Most of us have a rational fear of saltwater crocodiles in the Northern Territory, and with numbers exploding to more than 100,000 since culling ceased in the 1970's, rightly so.
But that hasn't stopped people swimming in known crocodile infested areas across the Top End.
Katherine's parks and wildlife rangers dedicate large chunks of their time to educating a new generation of Crocwise kids, and often take their larger, placid catches to schools.
But their reach is limited - they can't get to every student at every school.
Last month, the NT Government launched an updated Be Crocwise Teaching and Learning Resource Kit for Top End teachers to help them educate students about crocodile safety.
Geared towards primary and middle year students, the lessons can be passed on without a member of the Be Crocwise team there to help promote crocodile safety through simple behavioural changes.
Minister for Tourism, Sport and Culture, Lauren Moss said the resources help to educate the community on how to co-exist in an environment with crocodiles.
"By being Crocwise and following a few simple principles around personal safety, locals and visitors can continue to enjoy camping and adventures in our Top End parks, reserves and waterways," she said.

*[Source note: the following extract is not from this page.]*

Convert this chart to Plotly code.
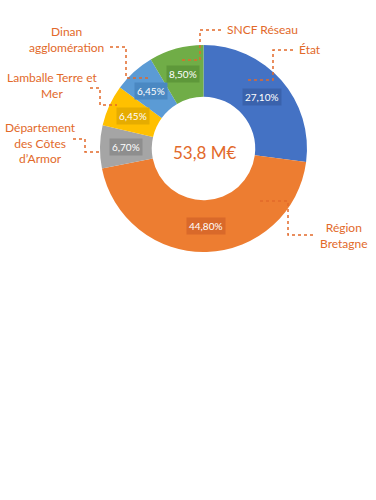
import math
import plotly.graph_objects as go

# Data
labels = ["État", "Région Bretagne", "Département des Côtes d'Armor",
          "Lamballe Terre et Mer", "Dinan agglomération", "SNCF Réseau"]
values = [27.10, 44.80, 6.70, 6.45, 6.45, 8.50]
value_text = ["27,10%", "44,80%", "6,70%", "6,45%", "6,45%", "8,50%"]
colors = ["#4472C4", "#ED7D31", "#A5A5A5", "#FFC000", "#5B9BD5", "#70AD47"]
box_colors = ["#3A62AC", "#D9692A", "#8E8E8E", "#E6AC00", "#4A88C2", "#5E983A"]
total_label = "53,8 M€"

W, H = 376, 500
ORANGE = "#E2692A"
FONT = "Lato, Open Sans, sans-serif"

# pie geometry (pixels)
cx, cy, R = 203.5, 148.5, 103.5
hole = 0.5

def px(x):
    return x / W

def py(y):
    return 1 - y / H

fig = go.Figure()
fig.add_trace(go.Pie(
    labels=labels, values=values, sort=False, direction="clockwise", rotation=0,
    hole=hole, marker=dict(colors=colors, line=dict(width=0)),
    textinfo="none", hoverinfo="label+percent", showlegend=False,
    domain=dict(x=[px(cx - R), px(cx + R)], y=[py(cy + R), py(cy - R)]),
))

annotations = []
# inner value labels at ring middle, angles from the values
tot = sum(values)
acc = 0.0
rm = R * (1 + hole) / 2
for v, t, bc in zip(values, value_text, box_colors):
    mid = (acc + v / 2) / tot * 2 * math.pi
    acc += v
    x = cx + rm * math.sin(mid)
    y = cy - rm * math.cos(mid)
    annotations.append(dict(
        x=px(x), y=py(y), xref="paper", yref="paper", text=t, showarrow=False,
        font=dict(family=FONT, size=10, color="white"),
        bgcolor=bc, borderpad=2, xanchor="center", yanchor="middle",
    ))

annotations.append(dict(
    x=px(cx + 1), y=py(cy + 4), xref="paper", yref="paper", text=total_label,
    showarrow=False, font=dict(family=FONT, size=17, color=ORANGE),
    xanchor="center", yanchor="middle",
))

# outer labels
outer = [
    ("SNCF Réseau", 225, 29, "left"),
    ("État", 297, 50, "left"),
    ("Région<br>Bretagne", 344, 235, "center"),
    ("Département<br>des Côtes<br>d’Armor", 40, 143, "center"),
    ("Lamballe Terre et<br>Mer", 52, 86, "center"),
    ("Dinan<br>agglomération", 66, 40, "center"),
]
for text, x, y, anchor in outer:
    annotations.append(dict(
        x=px(x), y=py(y), xref="paper", yref="paper", text=text, showarrow=False,
        font=dict(family=FONT, size=12, color=ORANGE), align="center",
        xanchor=anchor, yanchor="middle",
    ))

# leader lines (pixel polylines)
leaders = [
    [(221, 30), (200, 30), (200, 60), (182, 60)],
    [(293, 50), (273, 50), (273, 80), (248, 80)],
    [(260, 201), (288, 201), (288, 235), (315, 235)],
    [(73, 139), (85, 139), (85, 152), (100, 152)],
    [(90, 88), (100, 88), (100, 105), (117, 105)],
    [(110, 47), (126, 47), (126, 78), (148, 78)],
]
shapes = []
for pts in leaders:
    path = "M " + " L ".join(f"{px(a):.5f},{py(b):.5f}" for a, b in pts)
    shapes.append(dict(type="path", xref="paper", yref="paper", path=path,
                       line=dict(color=ORANGE, width=1.5, dash="dot")))

fig.update_layout(
    width=W, height=H, autosize=False,
    margin=dict(l=0, r=0, t=0, b=0),
    paper_bgcolor="white", plot_bgcolor="white",
    annotations=annotations, shapes=shapes,
)
fig.write_html(
    "out.html",
    config={"displayModeBar": False},
    post_script="document.body.style.margin='0';document.body.style.overflow='hidden';",
)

"The Teaching and Learning Resource Kit will keep Top End parents, teachers, students and the broader community stay informed about crocodile safety in the Northern Territory."
The resources include a suggested lesson plan and classroom activities, discussion topics, assignments, role plays, tasks, data, maps, signs and pictures, Be Crocwise Community Engagement Manager, Tim Porter said.
"This new Teaching and Learning Resource Kit will be a valuable source of information for schools and help them teach pupils how to Be Crocwise," he said.
"This will help us deliver the Be Crocwise message to more children than ever before, and improve their awareness around crocodiles."